Durval trabalhava como repositor de supermercado em São Gonçalo. Amigos levaram cartazes para combater o racismo e prestar as últimas homenagens ao companheiro de trabalho.
"A única coisa que a gente busca é que a justiça seja feita. Se fosse uma pessoa branca, o final não seria esse. A situação do negro no Brasil é complicada. Podemos dizer que os negros são praticamente caçados. Uma sensação de alívio com a mudança da autuação. A gente busca sempre o respeito e a igualdade entre todos. Vidas negras importam muito"
Thiago Lima, amigo
Durval era casado e deixa uma filha de seis anos. A criança estava esperando pelo pai na janela de casa quando o crime aconteceu e estava ansiosa para começar a escola nesta segunda-feira (7). Segundo Luziane Teófilo, Durval era visto como um super-herói pela filha.

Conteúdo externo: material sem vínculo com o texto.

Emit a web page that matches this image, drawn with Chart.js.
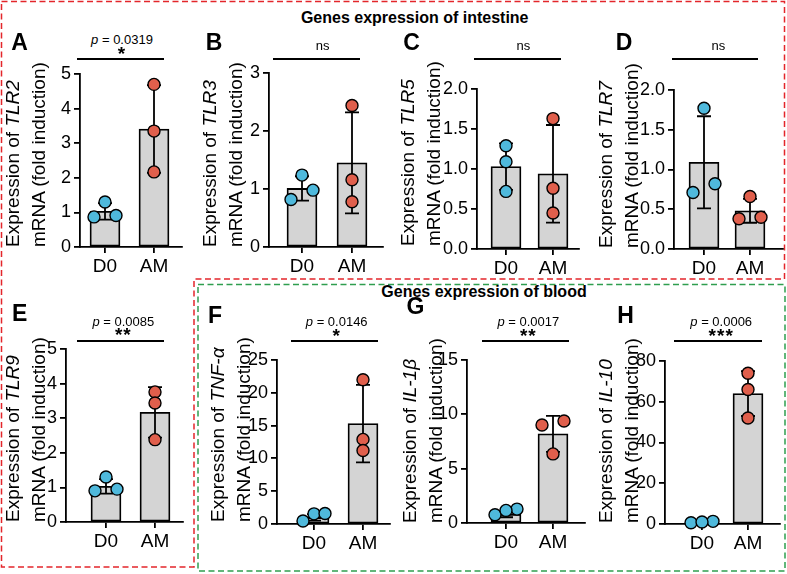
<!DOCTYPE html>
<html>
<head>
<meta charset="utf-8">
<script src="https://cdn.jsdelivr.net/npm/chart.js@4.4.0/dist/chart.umd.min.js"></script>
<style>
  body { margin: 0; background: #fff; }
  #fig { position: relative; width: 787px; height: 574px; overflow: hidden;
         font-family: "Liberation Sans", Arial, sans-serif; color: #000; }
  #fig canvas { position: absolute; }
  .t { position: absolute; white-space: nowrap; line-height: 1; transform: translate(-50%, -50%); }
  .yt { position: absolute; width: 200px; height: 52px; font-size: 19px; line-height: 26px;
        white-space: nowrap; transform: rotate(-90deg); }
  .sig { position: absolute; height: 1.8px; background: #000; }
</style>
</head>
<body>
<div id="fig">
  <svg width="787" height="574" style="position:absolute;left:0;top:0">
    <path d="M1.5 1.5 H784.5 V279 H194 V567 H1.5 Z" fill="none" stroke="#e3262b" stroke-width="1.5" stroke-dasharray="6 3.5"/>
    <rect x="198" y="284.5" width="587" height="286.5" fill="none" stroke="#2f9e4f" stroke-width="1.5" stroke-dasharray="6 3.5"/>
  </svg>
</div>
<script>
const categories = ['D0', 'AM'];
const genes = ['TLR2', 'TLR3', 'TLR5', 'TLR7', 'TLR9', 'TNF-α', 'IL-1β', 'IL-10'];
const letters = ['A', 'B', 'C', 'D', 'E', 'F', 'G', 'H'];
const yMax = [5, 3, 2, 2, 5, 25, 15, 80];
const yStep = [1, 1, 0.5, 0.5, 1, 5, 5, 20];

// individual samples
const d0Values = [
  [1.3, 0.87, 0.91], [1.24, 0.82, 0.98], [1.29, 1.09, 0.72], [1.77, 0.71, 0.82],
  [1.3, 0.9, 0.95], [0.46, 1.55, 1.6], [0.76, 1.28, 1.16], [0.6, 1.3, 1.0]
];
const amValues = [
  [4.7, 3.35, 2.17], [2.44, 1.16, 0.78], [1.63, 0.76, 0.45], [0.66, 0.38, 0.4],
  [3.76, 3.44, 2.38], [22.0, 12.9, 11.2], [9.39, 9.02, 6.36], [74, 66, 52]
];
// bar height (mean) and SD for D0, AM
const means = [
  [1.03, 3.41], [1.01, 1.45], [1.03, 0.94], [1.09, 0.48],
  [1.03, 3.17], [1.0, 15.3], [0.8, 8.2], [1.0, 64]
];
const sds = [
  [0.24, 1.27], [0.21, 0.87], [0.29, 0.61], [0.58, 0.15],
  [0.21, 0.73], [0.5, 5.9], [0.27, 1.65], [0.3, 11]
];
const pValues = ['0.0319', '', '', '', '0.0085', '0.0146', '0.0017', '0.0006'];
const marks = ['*', 'ns', 'ns', 'ns', '**', '*', '**', '***'];

// layout: y-axis x, top (max tick), bottom (zero), axis end, D0 x, AM x
const frames = [
  [80, 74, 247, 182, 105, 154],
  [269, 73, 247, 383, 302, 352],
  [477, 89, 249, 579, 506, 553],
  [674, 90, 249, 783, 704, 750],
  [66, 349, 522, 183, 106, 155],
  [277, 360, 524, 390, 314, 363],
  [467, 360, 523, 585, 506, 553],
  [665, 361, 524, 780, 702, 748]
];
const yTitleAt = [[26, 247], [222.6, 247], [421, 246], [618.6, 248], [26, 522], [231, 522], [422.6, 523], [618.6, 523]];
const letterAt = [[19.5, 42], [214, 42], [411.5, 42], [624, 42], [19.7, 313], [215, 315], [415.5, 306], [625.5, 315]];
// significance bar: y, x1, x2, text centre x
const sigAt = [
  [59.3, 77, 164, 122], [59.3, 273, 360, 322.7], [59.3, 474, 561, 523.3], [59.3, 672, 758, 718.3],
  [340.7, 77, 164, 123.3], [341, 291, 378, 336.7], [341, 482, 569, 528.3], [341, 674, 762, 721.2]
];

const FONT = '"Liberation Sans", Arial, sans-serif';
const LW = 1.8;
const fig = document.getElementById('fig');

function addText(html, x, y, css) {
  const d = document.createElement('div');
  d.className = 't';
  d.innerHTML = html;
  d.style.left = x + 'px';
  d.style.top = y + 'px';
  Object.assign(d.style, css || {});
  fig.appendChild(d);
}

addText('Genes expression of intestine', 414.7, 18, { fontWeight: 'bold', fontSize: '16px' });
addText('Genes expression of blood', 484, 292, { fontWeight: 'bold', fontSize: '16px' });

// spread overlapping points sideways, like a small beeswarm
function spread(vals, pxPerY, pxPerX) {
  const order = vals.map((v, i) => i).sort((a, b) => vals[a] - vals[b]);
  const groups = [];
  let cur = [order[0]];
  for (let k = 1; k < order.length; k++) {
    if ((vals[order[k]] - vals[order[k - 1]]) * pxPerY < 10) cur.push(order[k]);
    else { groups.push(cur); cur = [order[k]]; }
  }
  groups.push(cur);
  const slots = { 1: [0], 2: [-1, 1], 3: [-1, 0, 1] };
  const off = vals.map(() => 0);
  groups.forEach(g => g.forEach((idx, j) => { off[idx] = slots[g.length][j] * 11 / pxPerX; }));
  return off;
}

const errorBars = {
  id: 'errorBars',
  afterDatasetDraw(chart, args) {
    if (args.meta.type !== 'bar') return;
    const ds = chart.data.datasets[args.index];
    const y = chart.scales.y;
    const ctx = chart.ctx;
    ctx.save();
    ctx.strokeStyle = '#000';
    ctx.lineWidth = LW;
    args.meta.data.forEach((bar, k) => {
      const m = ds.data[k].y, e = ds.errors[k];
      const yt = y.getPixelForValue(m + e);
      const yb = y.getPixelForValue(Math.max(0, m - e));
      ctx.beginPath();
      ctx.moveTo(bar.x, yt); ctx.lineTo(bar.x, yb);
      ctx.moveTo(bar.x - 7, yt); ctx.lineTo(bar.x + 7, yt);
      ctx.moveTo(bar.x - 7, yb); ctx.lineTo(bar.x + 7, yb);
      ctx.stroke();
    });
    ctx.restore();
  }
};

frames.forEach((f, i) => {
  const [left, top, bottom, right, x0, x1] = f;
  const padL = 52, padT = 14, padR = 10, axisH = 34;
  const cv = document.createElement('canvas');
  cv.width = right - left + padL + padR;
  cv.height = bottom - top + padT + axisH;
  cv.style.left = (left - padL) + 'px';
  cv.style.top = (top - padT) + 'px';
  fig.appendChild(cv);

  const pxX = x1 - x0;
  const pxY = (bottom - top) / yMax[i];
  const xMin = -(x0 - left) / pxX;
  const xMax = 1 + (right - x1) / pxX;
  const offD = spread(d0Values[i], pxY, pxX);
  const offA = spread(amValues[i], pxY, pxX);
  const dec = yStep[i] < 1;

  const pointStyle = { borderColor: '#000', borderWidth: 1.4, pointRadius: 6, clip: false, order: 0 };
  new Chart(cv, {
    type: 'bar',
    data: {
      datasets: [
        Object.assign({ type: 'scatter', backgroundColor: '#4fb9dc',
          data: d0Values[i].map((v, k) => ({ x: 0 + offD[k], y: v })) }, pointStyle),
        Object.assign({ type: 'scatter', backgroundColor: '#e05f4c',
          data: amValues[i].map((v, k) => ({ x: 1 + offA[k], y: v })) }, pointStyle),
        {
          type: 'bar', order: 1,
          data: means[i].map((m, k) => ({ x: k, y: m })),
          errors: sds[i],
          backgroundColor: '#d4d4d4', borderColor: '#000', borderWidth: LW,
          borderSkipped: false, barThickness: 30
        }
      ]
    },
    options: {
      responsive: false, animation: false, devicePixelRatio: 1,
      layout: { padding: { top: padT, right: padR, left: 0, bottom: 0 }, autoPadding: false },
      plugins: { legend: { display: false }, tooltip: { enabled: false } },
      scales: {
        x: {
          type: 'linear', min: xMin, max: xMax, offset: false,
          grid: { display: true, offset: false, drawOnChartArea: false, drawTicks: true,
                  tickLength: 6, color: '#000', lineWidth: LW },
          border: { color: '#000', width: LW },
          ticks: { color: '#000', font: { family: FONT, size: 19 }, padding: 2,
                   autoSkip: false, maxRotation: 0, callback: v => categories[v] },
          afterBuildTicks: s => { s.ticks = [{ value: 0 }, { value: 1 }]; },
          afterFit: s => { s.height = axisH; }
        },
        y: {
          min: 0, max: yMax[i],
          grid: { display: true, drawOnChartArea: false, drawTicks: true,
                  tickLength: 6, color: '#000', lineWidth: LW },
          border: { color: '#000', width: LW },
          ticks: { stepSize: yStep[i], color: '#000', font: { family: FONT, size: 18 }, padding: 3,
                   callback: v => dec ? v.toFixed(1) : v },
          afterFit: s => { s.width = padL; }
        }
      }
    },
    plugins: [errorBars]
  });

  // y-axis title (two lines, gene name in italics)
  const yt = document.createElement('div');
  yt.className = 'yt';
  yt.innerHTML = 'Expression of <i>' + genes[i] + '</i><br>mRNA (fold induction)';
  yt.style.left = (yTitleAt[i][0] - 100) + 'px';
  yt.style.top = (yTitleAt[i][1] - 100 - 26) + 'px';
  fig.appendChild(yt);

  addText(letters[i], letterAt[i][0], letterAt[i][1], { fontWeight: 'bold', fontSize: '23px' });

  const [sy, sx1, sx2, tx] = sigAt[i];
  const bar = document.createElement('div');
  bar.className = 'sig';
  bar.style.left = sx1 + 'px';
  bar.style.top = (sy - 0.9) + 'px';
  bar.style.width = (sx2 - sx1) + 'px';
  fig.appendChild(bar);
  if (pValues[i]) {
    addText('<i>p</i> = ' + pValues[i], tx, sy - 20, { fontSize: '13px' });
    addText(marks[i], tx, sy - 9 + 2.5, { fontSize: '19px', fontWeight: 'bold', letterSpacing: '1px' });
  } else {
    addText(marks[i], tx, sy - 14, { fontSize: '13px' });
  }
});
</script>
</body>
</html>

"Mataram um pai de família quando estava chegando ao trabalho. Sem direito a defesa nenhuma. Ele não merecia isso. Mesmo falando que era morador, o assassino foi lá e deu um tiro na coxa. Eu não vou perdoar. Eu vou lutar por justiça. Ninguém veio pedir perdão e prestar assistência, mas eu também não quero que falem. Eu espero que o senhor esteja feliz. Parabéns por destruir a minha vida e a da minha família. Ele estava se preparando para levar a filha segunda-feira para a escola. E agora, é o senhor que vai levar ela para escola? É o senhor que vai contar história para dormir? Ela chamava o Durval de super-herói e tinha o melhor pai do mundo."
O caso
Durval morreu ao ser baleado por um morador do mesmo condomínio, um militar da Marinha, que o confundiu com um ladrão na noite desta quarta-feira (2). O caso aconteceu na porta de um conjunto residêncial na Rua Capitão Juvenal Figueiredo, no Colubandê, em São Gonçalo.
A vítima estava chegando em casa procurando a chave do portão do condomínio quando foi surpreendida por disparos de arma de fogo ao se aproximar do marinheiro. O militar estava em seu carro e não tinha conseguido abrir o portão automático.
Segundo a perícia, os tiros atingiram a barriga da vítima, que chegou a ser socorrida pelo autor ao Hospital Estadual Alberto Torres (Heat), no Colubandê, mas não resistiu ao ferimento. O laudo do Instituto Médico Legal de Tribobó concluiu que a causa da morte foi hemorragia interna causada por projétil de arma de fogo.
De acordo com a Polícia Militar, o marinheiro foi levado para a Divisão de Homicídios de Niterói e São Gonçalo (DHNSG). Na especializada, ele confirmou que não reconheceu Durval, que estava se aproximando rapidamente do veículo, mexendo em uma mochila.
Ainda em depoimento, o militar confessou ter efetuado um disparo, para depois atirar mais duas vezes. Após os tiros, verificou que o homem morava no mesmo condomínio e o levou para o hospital.
O marinheiro foi autuado primeiramente por homicídio culposo, quando não há intenção de matar. Uma fiança foi estipulada em R$ 120 mil. No entanto, o autor do crime continua preso no presídio da Marinha, no Centro do Rio, e agora irá responder por homicídio doloso, quando há intenção de matar.
A Marinha do Brasil, questionada sobre o ocorrido, informou estar colaborando com os órgãos responsáveis para a elucidação do fato. A Marinha lamentou o ocorrido.